Abbie Vandivere ayrıca, “Farklı bilimsel teknolojileri birleştirmek ve karşılaştırmak, tek bir teknolojinin kendi başına üreteceğinden çok daha fazla bilgi sağladı. ‘İnci Küpeli Kız’, daha önce düşünülenden daha kişisel bir resim. Bu inceleme aynı zamanda tablonun mevcut durumunu da belgelemiş oldu. Yani gelecekte oluşabilecek değişiklikleri en uygun şekilde izleyebiliyoruz” diye konuştu.
Fonda yeşil perde varmış
Yapılan çalışmada en büyük keşiflerden biri, Vermeer’in kızı insan gözünün gördüğü gibi boş, siyah bir kanvasın önünde değil, yeşil bir perdenin önünde tasvir etmesi oldu.
Görüntüleme teknikleri resmin sağ üst köşesinde katlanmış kumaş gibi gösteren çapraz çizgileri ve renk farklılıklarını ortaya çıkardı. Yarı saydam yeşil boyadaki fiziksel ve kimyasal değişiklikler sonucunda perde 350 yılda giderek ortadan kayboldu.
Kirpikleri görüldü
Çıplak gözle, kızın bir model portresi olmadığı teorisini destekleyen kıllar veya çiller gibi gerçek yaşamdaki fiziksel detaylar neredeyse hiç görülmezken özel teknolojiyle yapılan inceleme sayesinde insani detaylar da fark edildi. Makro-X-ışını taraması ve mikroskobik inceleme ile Vermeer’in kahverengi boya kullanarak her iki gözün etrafına küçük kirpikler yaptığını ortaya koydu.
Tüm bu keşifler, resmin objesinin daha önce zannedilenden çok daha kişisel olduğunu gösterdi. Ancak müze araştırmacılarına göre kızın kim olduğu sorusu hala gizemini koruyor.
Boyaların kaynağı bulundu
Mikroskobik boya örneklerinin analizi, Vermeer’in kullandığı pigmentlerin nereden geldiğini de belirledi.

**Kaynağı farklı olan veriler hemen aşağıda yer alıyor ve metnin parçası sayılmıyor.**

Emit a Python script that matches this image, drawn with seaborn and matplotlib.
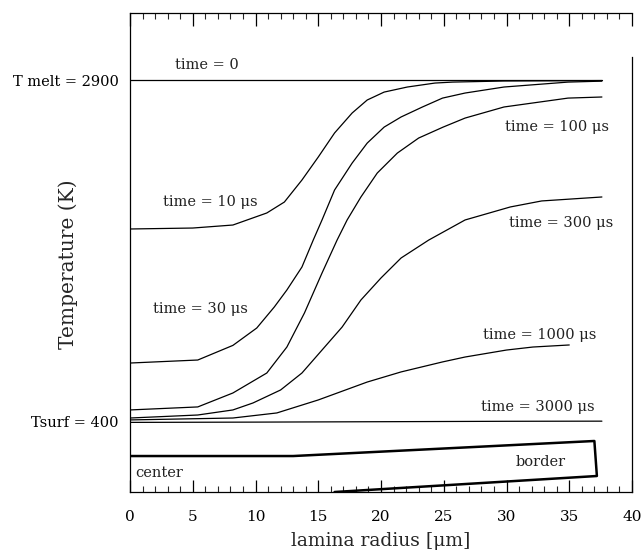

Küpeyi oluşturan beyaz kurşun İngiltere’deki Peak District dağlık alanından gelirken, ultramarin mavisinin Afganistan’ın modern zamanlarındaki madenlerden bir taş olan lapis lazuli’den elde edildiği görüldü. Resimdeki kırmızının Meksika ve Güney Amerika’daki kaktüs bitkilerinde yaşayan böceklerden yapıldığı saptandı.
Tabii araştırmacılara göre Vermeer, malzemelerini almak için dünyayı dolaşmadı, büyük olasılıkla Hollanda’nın güneyindeki Delft’ten satın aldı.
Araştırma ayrıca, kızı arka plandan ön plana doğru, sistematik olarak çalışan dokuma bir tuval üzerine boyadığını ortaya çıkardı.
Kızıl ötesi görüntüleme gösterdi ki, ressam tabloyu kahverengi ve siyah tonlarında oluşturmaya başladı. Daha sonra sol üst köşedeki ‘IVMeer’ imzasının yanı sıra cildini, sarı ceketini, beyaz yakası, mavi başörtüsü ve beyaz incisi de dahil olmak üzere kızın ana hatlarını siyah çizgilerle çizdi.
Ancak yapılan araştırma ünlü resmin gizemi konusunda anahtar soruyu cevaplamadı: Kim bu kız?